[Date Prev][Date Next][Thread Prev][Thread Next][Date Index][Thread Index]
8.1 on CD ROM
Date: Fri, 19 Apr 1991 12:29 EDT
From: barmar@Think.COM (Barry Margolin)
From: lawton@AIVAX.RADC.AF.MIL (James Lawton)
With the great news of Genera 8.1 finally being actually released, and
with all the talk of the distribution being available on CD ROM, I would
very much like to know just who can use the CD ROM distrubution? What
kind of hardware configuration must one have? How is the software read
off the CD?
The Genera 8.1 CD-ROM is structured with two volumes, one a smallish
MacFS volume containing only the Macintosh software needed for the
release, and the other, with the bulk of the data, an ISO9660 volume.
Genera 8.1 has software to support accessing ISO9660 filesystems (and
there is provision to bootstrap 8.1 for all supported configurations).
And SunOS 4.1 supports ISO9660 too.
For example, we have a cluster of 36xx machines, a Sun 3/260 with a
UX1200S in it, and a Macintosh with a CD ROM drive (Well, the CD ROM
drive isn't actually here yet, but it will be soon). Note that there is
no Ivory in the Mac, and there is no CD ROM drive on the Sun. All of
this equipment is connected via ethernet.
So, can a configuration like this make use of the CD ROM distribution?
If so, how?
That doesn't sound like a workable configuration.
Right, it's not, unfortunately. At a minimum, you need to add either a
MacIvory to go with your Mac/CD-ROM or you need a Sun with a CD-ROM
drive (see below). Of course, more elaborate additions work also, e.g.,
an XL plus CD-ROM drive.
I expect that Genera
accesses the CD-ROM drive as if it were a tape drive, and I don't think
the Macintosh implements servers for any of the remote tape access
protocols that Genera knows (Symbolics RTAPE and Unix /etc/rmt).
Not true. Genera accesses a local CD-ROM drive (XL or MacIvory) as a
SCSI disk. It accesses a CD-ROM drive on a remote Genera (running 8.1)
via any appropriate file protocol. And it accesses a CD-ROM drive on a
Sun (whether the Sun is hosting a UX or not) via NFS or TCP-FTP.

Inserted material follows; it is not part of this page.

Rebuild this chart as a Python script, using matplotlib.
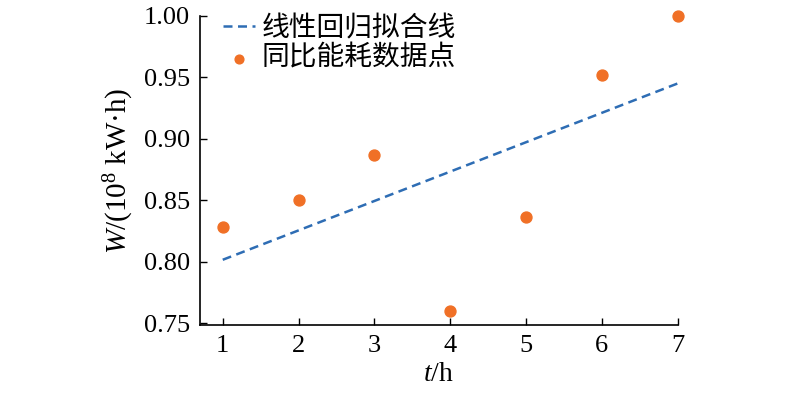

The CD-ROM drive is just a SCSI device, so if you can buy a SCSI
interface for the Sun you could then hook the CD-ROM drive to it when
you need it. Newer Sun models have SCSI interfaces built in, but
The requirement is a little stronger than that. To our knowledge, the
only Sun models for which Sun's CD-ROM driver is qualified are the 4/330
and the Sparcstation 1 (and 2?). But you should check with your Sun rep
for an authritative list of the possibilities.